=== What the exercise asks ===
Your task is to retype the lines from the opening of the material through the line that includes "const yTicks = [0, 0.5, 1, 1.5, 2];". Do not copy the pictures.

=== Data extract ===
************

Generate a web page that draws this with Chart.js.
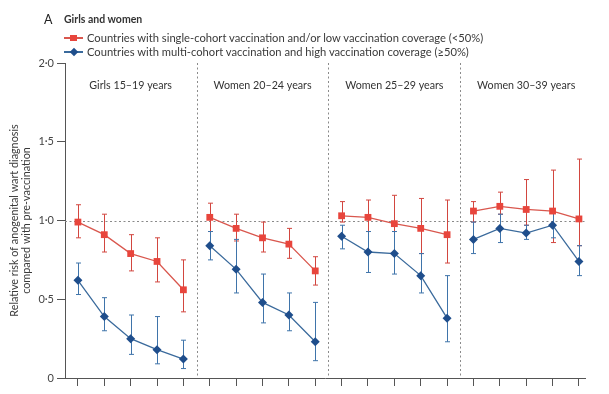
<!DOCTYPE html>
<html>
<head>
<meta charset="utf-8">
<script src="https://cdn.jsdelivr.net/npm/chart.js@4.4.1/dist/chart.umd.min.js"></script>
<style>
  body { margin: 0; background: #fff; font-family: Lato, sans-serif; color: #3a3a3a; }
  #wrap { position: relative; width: 609px; height: 394px; }
  #chart { position: absolute; left: 0; top: 0; }
  .head { position: absolute; white-space: nowrap; }
  .sym { position: absolute; width: 19px; height: 10px; }
  .sym .ln { position: absolute; left: 0; top: 4px; width: 19px; height: 1.5px; }
  .sym .mk { position: absolute; left: 6px; top: 1.5px; width: 6.5px; height: 6.5px; }
</style>
</head>
<body>
<div id="wrap">
  <canvas id="chart" width="609" height="394"></canvas>
  <div class="head" style="left:44px; top:12px; font-size:12.5px; color:#222;">A</div>
  <div class="head" style="left:64px; top:13px; font-size:10.5px; font-weight:bold; color:#333;">Girls and women</div>
  <div class="sym" style="left:64px; top:33px;"><div class="ln" style="background:#d9574e"></div><div class="mk" style="background:#e8453c"></div></div>
  <div class="head" id="leg1" style="left:87px; top:31px; font-size:11.2px;"></div>
  <div class="sym" style="left:64px; top:47px;"><div class="ln" style="background:#3a6a9c"></div><div class="mk" style="background:#1f4e8c; transform:rotate(45deg); width:6px; height:6px; left:6.5px; top:2px;"></div></div>
  <div class="head" id="leg2" style="left:87px; top:45px; font-size:11.2px;"></div>
</div>
<script>
// Panels (age groups) and series names
const panels = ['Girls 15–19 years', 'Women 20–24 years', 'Women 25–29 years', 'Women 30–39 years'];
const seriesNames = [
    'Countries with single-cohort vaccination and/or low vaccination coverage (<50%)',
    'Countries with multi-cohort vaccination and high vaccination coverage (≥50%)'
];
const yTicks = [0, 0.5, 1, 1.5, 2];

// Single-cohort / low coverage (red)
const lowCoverage = [0.99, 0.91, 0.79, 0.74, 0.56, 1.02, 0.95, 0.89, 0.85, 0.68, 1.03, 1.02, 0.98, 0.95, 0.91, 1.06, 1.09, 1.07, 1.06, 1.01];
const lowLower = [0.89, 0.80, 0.68, 0.61, 0.42, 0.93, 0.87, 0.80, 0.76, 0.59, 0.99, 0.93, 0.93, 0.79, 0.73, 0.99, 1.04, 0.97, 0.86, 0.84];
const lowUpper = [1.10, 1.04, 0.91, 0.89, 0.75, 1.11, 1.04, 0.99, 0.95, 0.77, 1.12, 1.13, 1.16, 1.14, 1.13, 1.12, 1.18, 1.26, 1.32, 1.39];

// Multi-cohort / high coverage (blue)
const highCoverage = [0.62, 0.39, 0.25, 0.18, 0.12, 0.84, 0.69, 0.48, 0.40, 0.23, 0.90, 0.80, 0.79, 0.65, 0.38, 0.88, 0.95, 0.92, 0.97, 0.74];
const highLower = [0.53, 0.30, 0.15, 0.09, 0.06, 0.75, 0.54, 0.35, 0.30, 0.11, 0.82, 0.67, 0.66, 0.54, 0.23, 0.79, 0.86, 0.88, 0.89, 0.65];
const highUpper = [0.73, 0.51, 0.40, 0.39, 0.24, 0.93, 0.88, 0.66, 0.54, 0.48, 0.97, 0.93, 0.93, 0.79, 0.65, 0.99, 1.04, 0.97, 1.05, 0.84];

const perPanel = 5;

document.getElementById('leg1').textContent = seriesNames[0];
document.getElementById('leg2').textContent = seriesNames[1];

// builds {x, y} points with a null between panels so lines break
function toPoints(values) {
    let pts = [];
    values.forEach((v, i) => {
        if (i > 0 && i % perPanel === 0) pts.push({ x: i - 0.5, y: null });
        pts.push({ x: i, y: v });
    });
    return pts;
}

const errorBars = [
    { lower: lowLower, upper: lowUpper, color: '#d2463f' },
    { lower: highLower, upper: highUpper, color: '#3f74aa' },
];

// Draws reference line, panel separators, panel labels and error bars
const extras = {
    id: 'extras',
    beforeDatasetsDraw(chart) {
        const { ctx, chartArea, scales: { x, y } } = chart;
        ctx.save();
        ctx.strokeStyle = '#8a8a8a';
        ctx.lineWidth = 1;
        ctx.setLineDash([2, 2.5]);
        ctx.beginPath();
        const y1 = Math.round(y.getPixelForValue(1)) + 0.5;
        ctx.moveTo(chartArea.left, y1);
        ctx.lineTo(chartArea.right, y1);
        for (let p = 1; p < panels.length; p++) {
            const sx = Math.round(x.getPixelForValue(p * perPanel - 0.5)) + 0.5;
            ctx.moveTo(sx, chartArea.top);
            ctx.lineTo(sx, chartArea.bottom);
        }
        ctx.stroke();
        ctx.setLineDash([]);

        ctx.fillStyle = '#333';
        ctx.font = '10.7px Lato';
        ctx.textAlign = 'center';
        ctx.textBaseline = 'middle';
        panels.forEach((name, p) => {
            ctx.fillText(name, x.getPixelForValue(p * perPanel + 2), 86);
        });

        errorBars.forEach(eb => {
            ctx.strokeStyle = eb.color;
            ctx.lineWidth = 1;
            ctx.beginPath();
            eb.lower.forEach((lo, i) => {
                const px = Math.round(x.getPixelForValue(i)) + 0.5;
                const top = y.getPixelForValue(eb.upper[i]);
                const bot = y.getPixelForValue(lo);
                ctx.moveTo(px, top);
                ctx.lineTo(px, bot);
                ctx.moveTo(px - 2.5, top);
                ctx.lineTo(px + 2.5, top);
                ctx.moveTo(px - 2.5, bot);
                ctx.lineTo(px + 2.5, bot);
            });
            ctx.stroke();
        });
        ctx.restore();
    }
};

Chart.defaults.font.family = 'Lato';
Chart.defaults.color = '#3a3a3a';

new Chart(document.getElementById('chart'), {
    type: 'line',
    data: {
        datasets: [
            {
                label: seriesNames[1],
                data: toPoints(highCoverage),
                borderColor: '#3a6a9c',
                backgroundColor: '#1f4e8c',
                borderWidth: 1.3,
                pointStyle: 'rectRot',
                pointRadius: 4.5,
                pointBorderWidth: 0,
                spanGaps: false,
            },
            {
                label: seriesNames[0],
                data: toPoints(lowCoverage),
                borderColor: '#d9574e',
                backgroundColor: '#e8453c',
                borderWidth: 1.3,
                pointStyle: 'rect',
                pointRadius: 4.8,
                pointBorderWidth: 0,
                spanGaps: false,
            },
        ]
    },
    options: {
        responsive: false,
        animation: false,
        layout: { padding: { top: 63, right: 24, bottom: 0, left: 0 } },
        plugins: { legend: { display: false }, tooltip: { enabled: false } },
        scales: {
            x: {
                type: 'linear',
                min: -0.49,
                max: 19.23,
                afterBuildTicks: (scale) => {
                    scale.ticks = lowCoverage.map((_, i) => ({ value: i }));
                },
                afterFit: (scale) => { scale.height = 16; },
                ticks: { display: false },
                grid: { drawOnChartArea: false, drawTicks: true, tickLength: 8, color: '#555' },
                border: { display: true, color: '#555', width: 1 },
            },
            y: {
                min: 0,
                max: 2,
                afterBuildTicks: (scale) => {
                    scale.ticks = yTicks.map(v => ({ value: v }));
                },
                afterFit: (scale) => { scale.width = 65; },
                ticks: {
                    padding: 3,
                    font: { size: 11 },
                    color: '#444',
                    callback: (v) => v === 0 ? '0' : v.toFixed(1).replace('.', '·'),
                },
                grid: { drawOnChartArea: false, drawTicks: true, tickLength: 8, color: '#555' },
                border: { display: true, color: '#555', width: 1 },
                title: {
                    display: true,
                    text: ['Relative risk of anogenital wart diagnosis', 'compared with pre-vaccination'],
                    font: { size: 10.8, lineHeight: 1.1 },
                    color: '#3a3a3a',
                    padding: { top: 9, bottom: 0 },
                },
            },
        },
    },
    plugins: [extras],
});
</script>
</body>
</html>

************

=== The answer ===
Generate a web page that draws this with Chart.js.
<!DOCTYPE html>
<html>
<head>
<meta charset="utf-8">
<script src="https://cdn.jsdelivr.net/npm/chart.js@4.4.1/dist/chart.umd.min.js"></script>
<style>
  body { margin: 0; background: #fff; font-family: Lato, sans-serif; color: #3a3a3a; }
  #wrap { position: relative; width: 609px; height: 394px; }
  #chart { position: absolute; left: 0; top: 0; }
  .head { position: absolute; white-space: nowrap; }
  .sym { position: absolute; width: 19px; height: 10px; }
  .sym .ln { position: absolute; left: 0; top: 4px; width: 19px; height: 1.5px; }
  .sym .mk { position: absolute; left: 6px; top: 1.5px; width: 6.5px; height: 6.5px; }
</style>
</head>
<body>
<div id="wrap">
  <canvas id="chart" width="609" height="394"></canvas>
  <div class="head" style="left:44px; top:12px; font-size:12.5px; color:#222;">A</div>
  <div class="head" style="left:64px; top:13px; font-size:10.5px; font-weight:bold; color:#333;">Girls and women</div>
  <div class="sym" style="left:64px; top:33px;"><div class="ln" style="background:#d9574e"></div><div class="mk" style="background:#e8453c"></div></div>
  <div class="head" id="leg1" style="left:87px; top:31px; font-size:11.2px;"></div>
  <div class="sym" style="left:64px; top:47px;"><div class="ln" style="background:#3a6a9c"></div><div class="mk" style="background:#1f4e8c; transform:rotate(45deg); width:6px; height:6px; left:6.5px; top:2px;"></div></div>
  <div class="head" id="leg2" style="left:87px; top:45px; font-size:11.2px;"></div>
</div>
<script>
// Panels (age groups) and series names
const panels = ['Girls 15–19 years', 'Women 20–24 years', 'Women 25–29 years', 'Women 30–39 years'];
const seriesNames = [
    'Countries with single-cohort vaccination and/or low vaccination coverage (<50%)',
    'Countries with multi-cohort vaccination and high vaccination coverage (≥50%)'
];
const yTicks = [0, 0.5, 1, 1.5, 2];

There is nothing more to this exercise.